■ WRITTEN TASK
Return, without pictures, the lines from the start of the data through the one that contains "import * as".
=====
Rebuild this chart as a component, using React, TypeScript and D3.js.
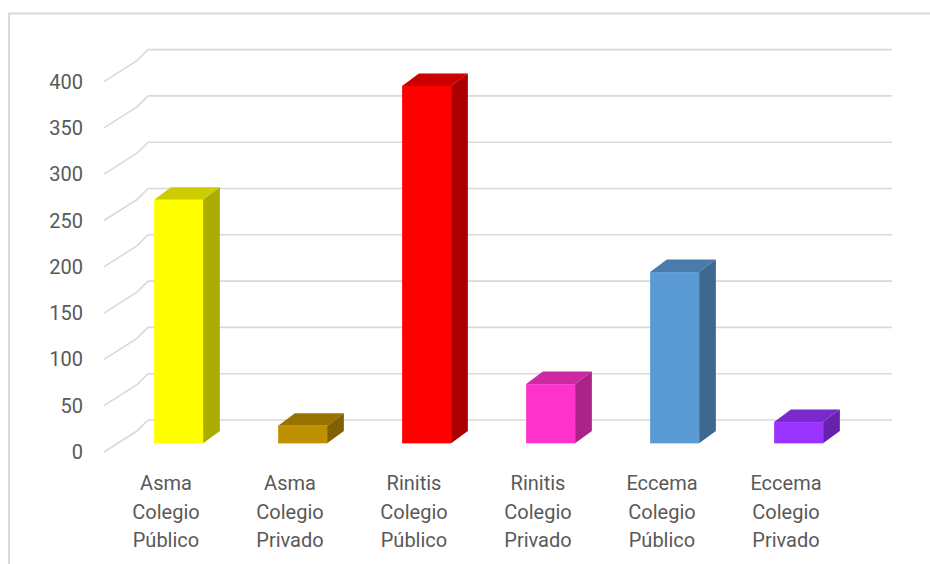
import React from "react";
import * as d3 from "d3";

const categories: string[][] = [
  ["Asma", "Colegio", "Público"],
  ["Asma", "Colegio", "Privado"],
  ["Rinitis", "Colegio", "Público"],
  ["Rinitis", "Colegio", "Privado"],
  ["Eccema", "Colegio", "Público"],
  ["Eccema", "Colegio", "Privado"],
];
const values: number[] = [263, 19, 386, 64, 185, 23];
const frontColors: string[] = ["#FFFF00", "#BF9000", "#FF0000", "#FF33CC", "#5B9BD5", "#9933FF"];
const yTicks: number[] = [0, 50, 100, 150, 200, 250, 300, 350, 400];

const W = 930;
const H = 564;
const FONT = "Roboto, 'Liberation Sans', sans-serif";

export default function App() {
  const keys = categories.map((_, i) => String(i));
  const x = d3.scaleBand<string>().domain(keys).range([105, 849]).padding(0);
  const y = d3.scaleLinear().domain([0, 400]).range([452, 81.6]);
  const DX = 43;
  const DY = -32;
  const z0 = 0.27;
  const z1 = 0.66;
  const barW = x.bandwidth() * 0.395;

  const darker = (c: string, k: number) => {
    const col = d3.rgb(c);
    return d3.rgb(col.r * k, col.g * k, col.b * k).formatHex();
  };

  return (
    <svg width={W} height={H} style={{ display: "block", position: "absolute", left: 0, top: 0 }}>
      <rect x={0} y={0} width={W} height={H} fill="#ffffff" />
      <rect x={9} y={13.5} width={W + 20} height={H + 20} fill="none" stroke="#d9d9d9" strokeWidth={2} />
      {yTicks.map((t) => {
        const yf = y(t);
        const yb = yf + DY;
        return (
          <g key={t}>
            <path
              d={`M${105 - 1},${yf} L${105 + 32},${yf - 21} L${105 + DX},${yb}`}
              fill="none"
              stroke="#d9d9d9"
              strokeWidth={1.6}
            />
            <line x1={105 + DX} x2={849 + DX} y1={yb} y2={yb} stroke="#d9d9d9" strokeWidth={1.6} />
            <text
              x={83}
              y={yf}
              textAnchor="end"
              dominantBaseline="central"
              fontFamily={FONT}
              fontSize={20}
              fill="#595959"
            >
              {t}
            </text>
          </g>
        );
      })}
      {values.map((v, i) => {
        const xc = (x(keys[i]) as number) + x.bandwidth() / 2;
        const fx0 = xc - barW / 2 + z0 * DX;
        const fx1 = fx0 + barW;
        const ybot = y(0) + z0 * DY;
        const ytop = y(v) + z0 * DY;
        const ddx = (z1 - z0) * DX;
        const ddy = (z1 - z0) * DY;
        const c = frontColors[i];
        return (
          <g key={i}>
            <polygon
              points={`${fx0},${ytop} ${fx1},${ytop} ${fx1 + ddx},${ytop + ddy} ${fx0 + ddx},${ytop + ddy}`}
              fill={darker(c, 0.8)}
            />
            <polygon
              points={`${fx1},${ytop} ${fx1 + ddx},${ytop + ddy} ${fx1 + ddx},${ybot + ddy} ${fx1},${ybot}`}
              fill={darker(c, 0.67)}
            />
            <rect x={fx0} y={ytop} width={barW} height={ybot - ytop} fill={c} />
          </g>
        );
      })}
      {categories.map((lines, i) => {
        const xc = (x(keys[i]) as number) + x.bandwidth() / 2;
        return (
          <text key={i} fontFamily={FONT} fontSize={20} fill="#595959" textAnchor="middle">
            {lines.map((l, j) => (
              <tspan key={j} x={xc - 1} y={483 + j * 28.5} dominantBaseline="central">
                {l}
              </tspan>
            ))}
          </text>
        );
      })}
    </svg>
  );
}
=====
■ FULL OUTPUT
Rebuild this chart as a component, using React, TypeScript and D3.js.
import React from "react";
import * as d3 from "d3";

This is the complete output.